WRITTEN REQUEST
Copy whichever lines contain the string "this".

PROVIDED DATA
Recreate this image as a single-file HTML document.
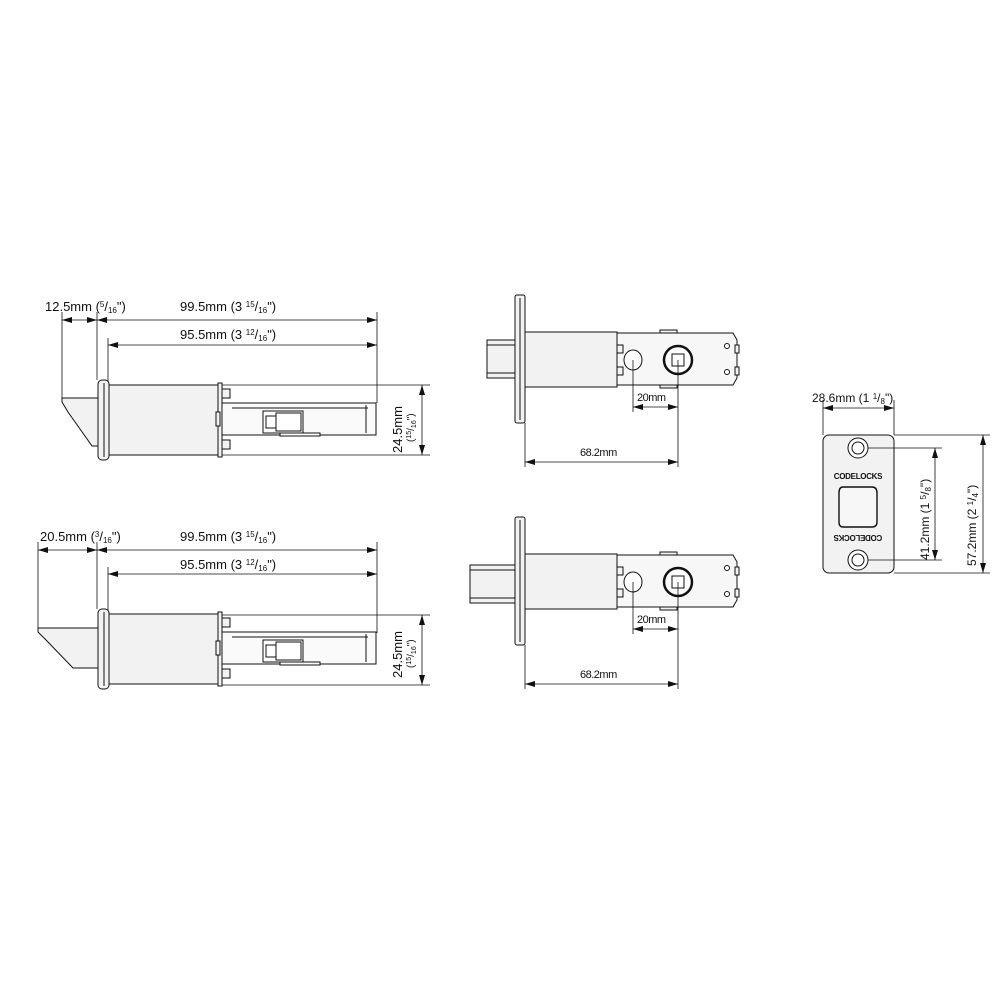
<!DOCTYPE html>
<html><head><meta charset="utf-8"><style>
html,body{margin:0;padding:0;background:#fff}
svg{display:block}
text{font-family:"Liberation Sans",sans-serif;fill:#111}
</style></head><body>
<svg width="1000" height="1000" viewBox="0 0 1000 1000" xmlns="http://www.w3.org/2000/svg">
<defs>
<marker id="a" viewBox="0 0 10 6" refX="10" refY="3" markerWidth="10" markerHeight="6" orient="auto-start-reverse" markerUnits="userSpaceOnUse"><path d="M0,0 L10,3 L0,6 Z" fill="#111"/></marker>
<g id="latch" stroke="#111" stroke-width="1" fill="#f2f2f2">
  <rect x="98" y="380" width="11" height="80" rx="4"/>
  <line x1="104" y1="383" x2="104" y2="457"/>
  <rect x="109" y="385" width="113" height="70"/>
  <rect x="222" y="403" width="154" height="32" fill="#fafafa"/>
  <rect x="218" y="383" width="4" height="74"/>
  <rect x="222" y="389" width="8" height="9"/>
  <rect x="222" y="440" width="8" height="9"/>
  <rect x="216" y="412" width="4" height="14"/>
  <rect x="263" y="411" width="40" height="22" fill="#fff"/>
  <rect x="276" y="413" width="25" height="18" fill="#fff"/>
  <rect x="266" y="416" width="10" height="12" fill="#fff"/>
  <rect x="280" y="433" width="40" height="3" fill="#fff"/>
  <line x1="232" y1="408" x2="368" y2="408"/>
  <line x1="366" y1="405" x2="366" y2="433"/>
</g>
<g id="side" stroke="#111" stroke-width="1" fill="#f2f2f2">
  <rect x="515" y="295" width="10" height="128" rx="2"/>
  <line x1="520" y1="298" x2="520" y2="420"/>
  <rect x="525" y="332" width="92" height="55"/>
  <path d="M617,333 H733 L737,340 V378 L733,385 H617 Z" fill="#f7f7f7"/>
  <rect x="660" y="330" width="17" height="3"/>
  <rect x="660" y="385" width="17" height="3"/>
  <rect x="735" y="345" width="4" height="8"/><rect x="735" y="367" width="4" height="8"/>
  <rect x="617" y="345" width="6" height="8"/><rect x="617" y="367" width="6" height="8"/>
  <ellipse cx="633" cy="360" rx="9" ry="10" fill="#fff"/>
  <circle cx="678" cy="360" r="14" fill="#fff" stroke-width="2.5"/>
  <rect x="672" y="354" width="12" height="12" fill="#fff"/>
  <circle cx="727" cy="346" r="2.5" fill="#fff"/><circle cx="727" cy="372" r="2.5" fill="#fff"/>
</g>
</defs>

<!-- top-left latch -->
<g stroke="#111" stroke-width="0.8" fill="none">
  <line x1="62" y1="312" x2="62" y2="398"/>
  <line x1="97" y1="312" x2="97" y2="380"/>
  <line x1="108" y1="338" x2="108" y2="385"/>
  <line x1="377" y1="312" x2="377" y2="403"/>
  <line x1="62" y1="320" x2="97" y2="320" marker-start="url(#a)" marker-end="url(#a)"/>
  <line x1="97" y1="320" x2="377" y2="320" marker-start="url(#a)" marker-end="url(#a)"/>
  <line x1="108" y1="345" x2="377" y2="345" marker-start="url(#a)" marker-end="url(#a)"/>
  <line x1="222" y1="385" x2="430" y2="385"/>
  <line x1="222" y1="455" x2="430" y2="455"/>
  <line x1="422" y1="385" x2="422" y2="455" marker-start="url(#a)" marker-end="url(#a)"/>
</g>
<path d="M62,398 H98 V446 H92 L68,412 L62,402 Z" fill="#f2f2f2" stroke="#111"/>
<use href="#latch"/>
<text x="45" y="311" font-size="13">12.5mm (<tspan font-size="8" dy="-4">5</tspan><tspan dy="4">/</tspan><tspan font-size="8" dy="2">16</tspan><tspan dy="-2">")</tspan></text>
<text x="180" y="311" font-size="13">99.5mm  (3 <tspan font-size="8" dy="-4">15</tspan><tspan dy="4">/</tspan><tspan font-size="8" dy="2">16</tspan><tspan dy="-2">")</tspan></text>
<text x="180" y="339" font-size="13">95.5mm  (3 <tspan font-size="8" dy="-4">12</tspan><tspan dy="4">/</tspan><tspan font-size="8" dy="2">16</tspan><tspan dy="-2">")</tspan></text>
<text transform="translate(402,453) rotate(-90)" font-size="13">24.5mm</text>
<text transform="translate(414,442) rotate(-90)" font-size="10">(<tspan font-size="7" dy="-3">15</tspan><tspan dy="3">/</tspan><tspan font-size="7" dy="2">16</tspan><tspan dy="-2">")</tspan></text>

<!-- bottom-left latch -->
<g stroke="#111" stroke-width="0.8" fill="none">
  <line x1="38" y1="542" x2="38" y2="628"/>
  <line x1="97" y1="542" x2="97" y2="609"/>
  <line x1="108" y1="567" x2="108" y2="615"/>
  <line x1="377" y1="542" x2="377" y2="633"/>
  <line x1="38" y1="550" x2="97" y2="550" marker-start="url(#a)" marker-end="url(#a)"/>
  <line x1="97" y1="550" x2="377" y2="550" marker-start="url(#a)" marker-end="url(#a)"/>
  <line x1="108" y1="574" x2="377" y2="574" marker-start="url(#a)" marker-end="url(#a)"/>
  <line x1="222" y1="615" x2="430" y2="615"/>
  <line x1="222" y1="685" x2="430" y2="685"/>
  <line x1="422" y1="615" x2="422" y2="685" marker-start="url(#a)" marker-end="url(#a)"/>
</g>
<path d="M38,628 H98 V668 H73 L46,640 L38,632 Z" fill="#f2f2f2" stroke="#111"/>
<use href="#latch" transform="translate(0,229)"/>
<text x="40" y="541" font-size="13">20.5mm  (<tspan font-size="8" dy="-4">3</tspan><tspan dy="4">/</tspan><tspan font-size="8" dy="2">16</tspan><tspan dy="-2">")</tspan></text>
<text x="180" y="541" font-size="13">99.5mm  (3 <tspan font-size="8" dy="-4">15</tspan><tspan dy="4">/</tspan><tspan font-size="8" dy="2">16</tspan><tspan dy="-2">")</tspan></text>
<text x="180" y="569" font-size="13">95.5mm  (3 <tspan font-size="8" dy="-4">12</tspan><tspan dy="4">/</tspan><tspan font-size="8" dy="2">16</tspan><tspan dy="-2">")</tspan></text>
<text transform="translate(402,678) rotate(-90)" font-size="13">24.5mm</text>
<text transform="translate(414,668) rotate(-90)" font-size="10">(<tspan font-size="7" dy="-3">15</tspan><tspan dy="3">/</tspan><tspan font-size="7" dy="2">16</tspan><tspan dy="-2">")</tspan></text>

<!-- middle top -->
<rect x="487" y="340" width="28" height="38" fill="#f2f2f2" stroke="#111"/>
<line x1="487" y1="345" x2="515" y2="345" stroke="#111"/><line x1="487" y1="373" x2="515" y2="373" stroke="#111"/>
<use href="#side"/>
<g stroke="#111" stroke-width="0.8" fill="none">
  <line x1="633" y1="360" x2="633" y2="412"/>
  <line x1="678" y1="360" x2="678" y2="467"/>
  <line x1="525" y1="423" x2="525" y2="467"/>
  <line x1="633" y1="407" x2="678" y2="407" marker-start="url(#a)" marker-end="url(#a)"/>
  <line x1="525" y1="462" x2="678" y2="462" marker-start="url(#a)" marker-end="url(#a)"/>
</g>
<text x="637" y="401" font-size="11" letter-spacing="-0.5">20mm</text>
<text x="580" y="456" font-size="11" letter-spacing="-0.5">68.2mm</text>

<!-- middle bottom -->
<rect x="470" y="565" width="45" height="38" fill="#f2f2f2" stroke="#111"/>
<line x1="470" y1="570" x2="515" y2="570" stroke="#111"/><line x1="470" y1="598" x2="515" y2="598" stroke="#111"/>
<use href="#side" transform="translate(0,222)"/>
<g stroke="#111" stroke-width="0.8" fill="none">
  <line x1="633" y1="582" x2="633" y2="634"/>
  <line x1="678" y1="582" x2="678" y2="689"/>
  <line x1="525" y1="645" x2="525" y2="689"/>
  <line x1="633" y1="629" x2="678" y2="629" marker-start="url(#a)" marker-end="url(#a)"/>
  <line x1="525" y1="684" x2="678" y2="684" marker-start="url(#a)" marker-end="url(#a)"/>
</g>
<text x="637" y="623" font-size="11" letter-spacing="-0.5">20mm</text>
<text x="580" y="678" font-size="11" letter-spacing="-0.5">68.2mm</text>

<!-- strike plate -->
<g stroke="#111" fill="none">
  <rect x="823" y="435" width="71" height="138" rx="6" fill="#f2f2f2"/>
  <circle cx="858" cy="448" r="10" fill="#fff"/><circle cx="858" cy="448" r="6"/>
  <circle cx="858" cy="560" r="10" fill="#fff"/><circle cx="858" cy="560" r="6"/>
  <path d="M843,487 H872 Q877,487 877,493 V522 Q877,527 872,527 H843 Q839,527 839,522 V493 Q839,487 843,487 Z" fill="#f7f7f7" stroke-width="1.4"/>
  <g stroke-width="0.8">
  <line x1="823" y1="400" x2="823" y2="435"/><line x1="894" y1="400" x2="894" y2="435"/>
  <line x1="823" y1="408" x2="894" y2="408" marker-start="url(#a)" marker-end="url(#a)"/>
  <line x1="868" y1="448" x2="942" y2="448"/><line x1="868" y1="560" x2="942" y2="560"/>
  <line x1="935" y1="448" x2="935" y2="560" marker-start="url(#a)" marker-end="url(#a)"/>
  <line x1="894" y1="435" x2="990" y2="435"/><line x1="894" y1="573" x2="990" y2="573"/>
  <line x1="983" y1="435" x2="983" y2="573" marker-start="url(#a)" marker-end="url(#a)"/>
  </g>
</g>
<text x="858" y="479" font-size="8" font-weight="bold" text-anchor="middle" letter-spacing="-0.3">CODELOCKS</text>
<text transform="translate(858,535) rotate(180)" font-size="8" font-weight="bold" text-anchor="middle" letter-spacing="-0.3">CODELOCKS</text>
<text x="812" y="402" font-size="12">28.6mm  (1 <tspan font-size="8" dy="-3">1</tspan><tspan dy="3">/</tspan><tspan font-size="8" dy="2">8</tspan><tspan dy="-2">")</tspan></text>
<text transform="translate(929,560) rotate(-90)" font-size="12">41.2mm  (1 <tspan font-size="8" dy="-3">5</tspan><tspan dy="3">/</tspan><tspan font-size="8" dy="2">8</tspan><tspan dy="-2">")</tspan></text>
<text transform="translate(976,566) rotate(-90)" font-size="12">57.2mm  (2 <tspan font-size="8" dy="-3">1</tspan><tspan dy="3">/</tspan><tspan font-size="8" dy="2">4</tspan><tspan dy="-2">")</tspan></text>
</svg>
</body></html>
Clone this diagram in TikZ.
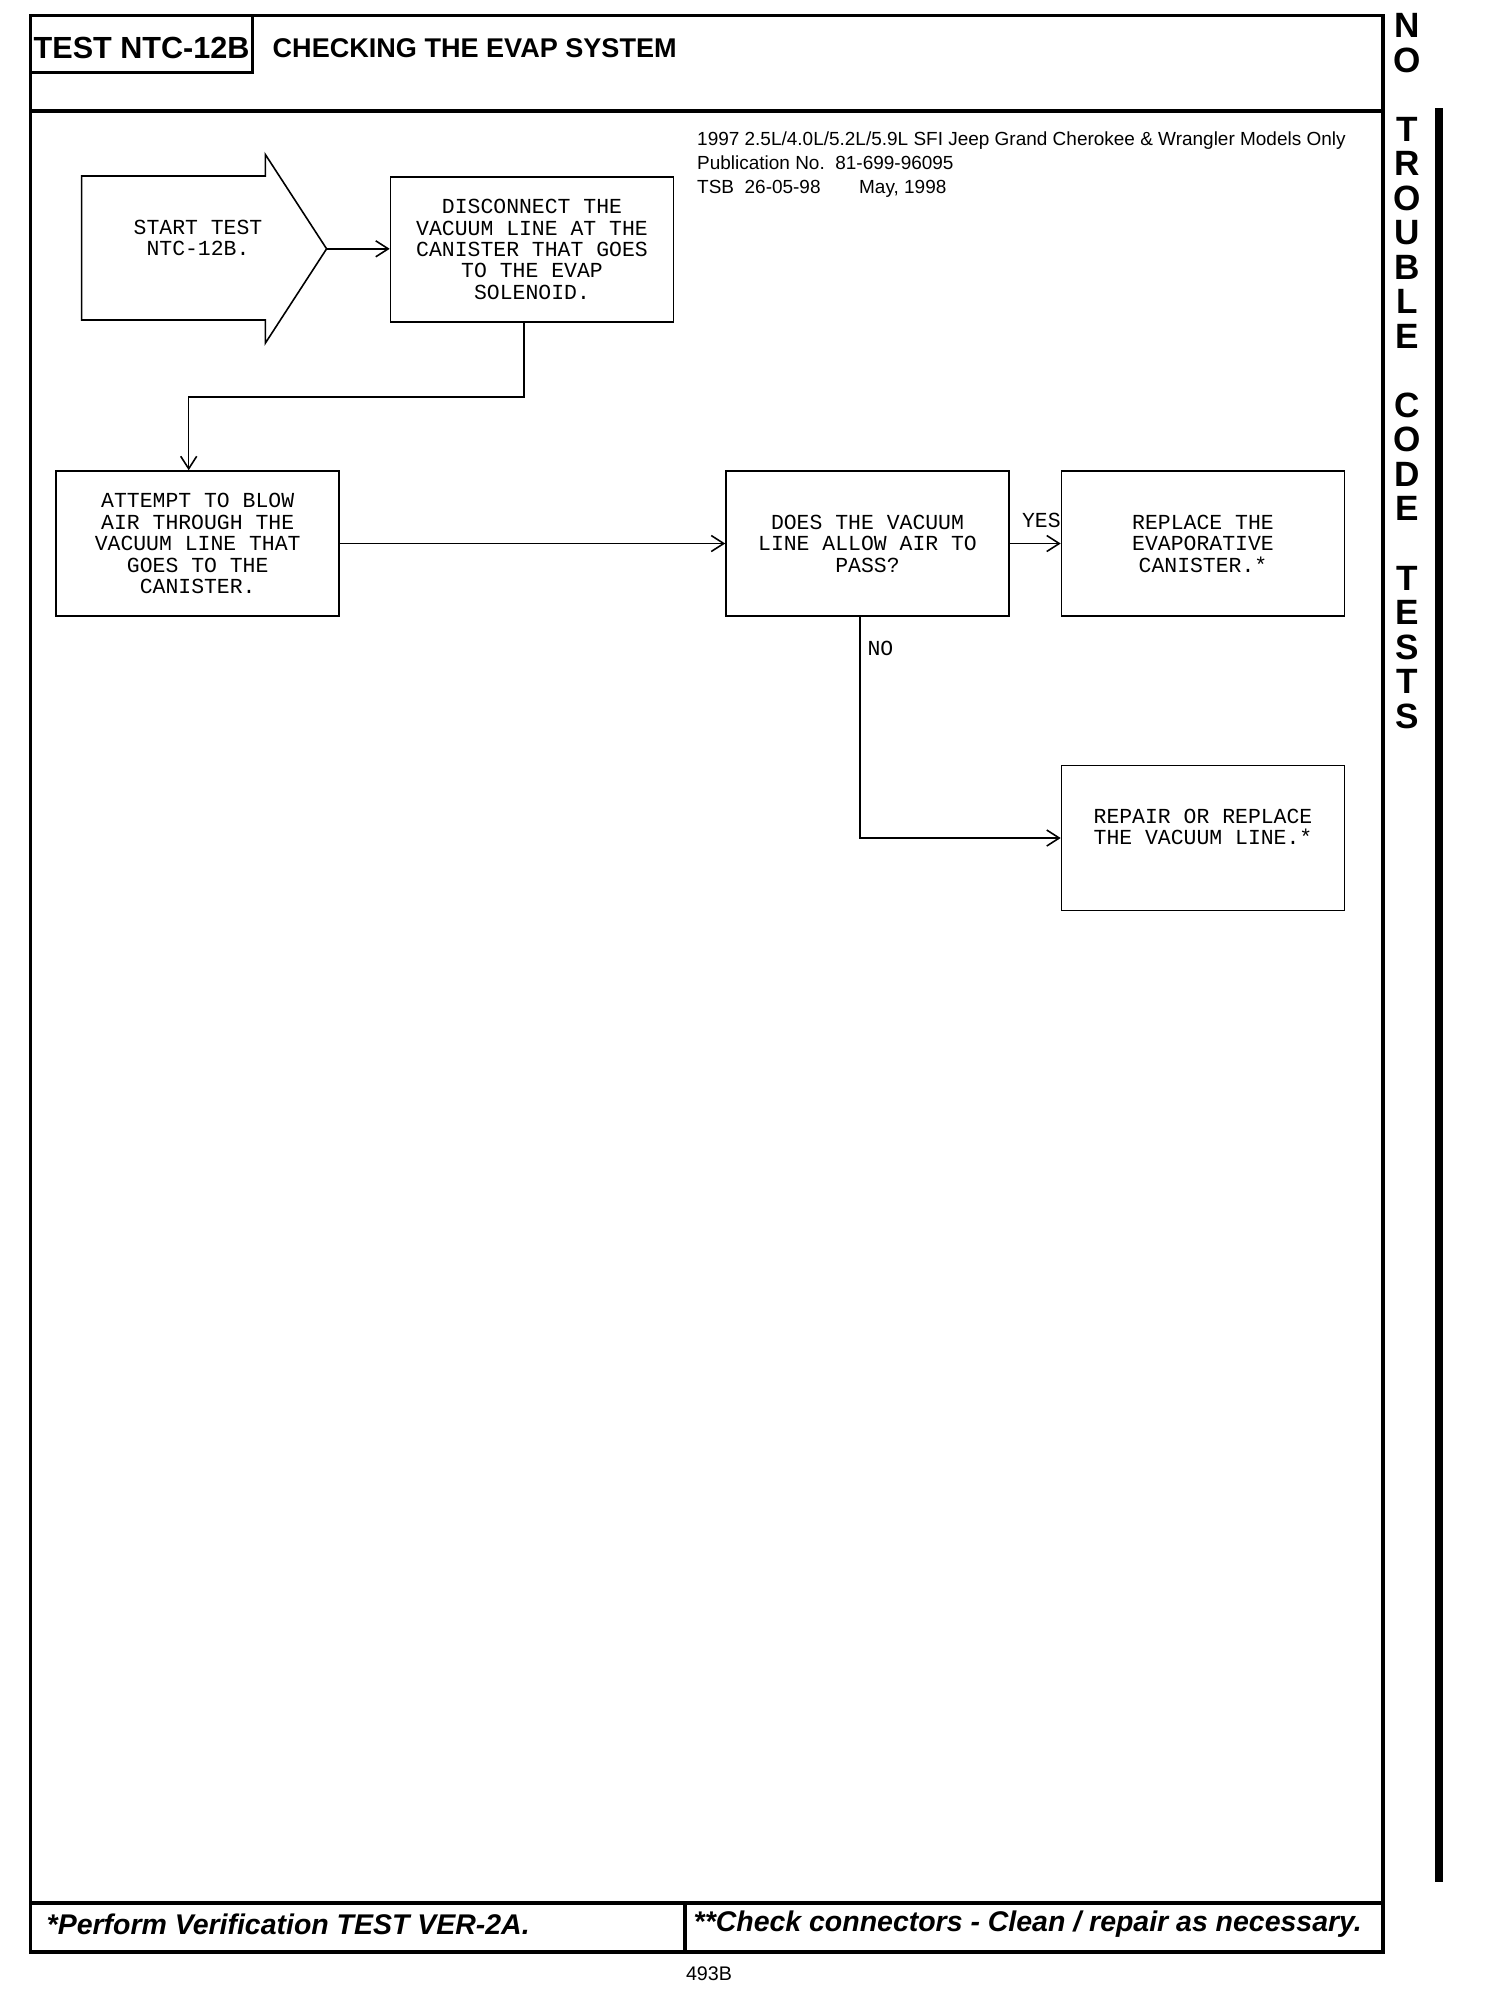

ANSWER TO THE PROBLEM
Recreate this image as a single-file HTML document.
Clone this diagram in TikZ.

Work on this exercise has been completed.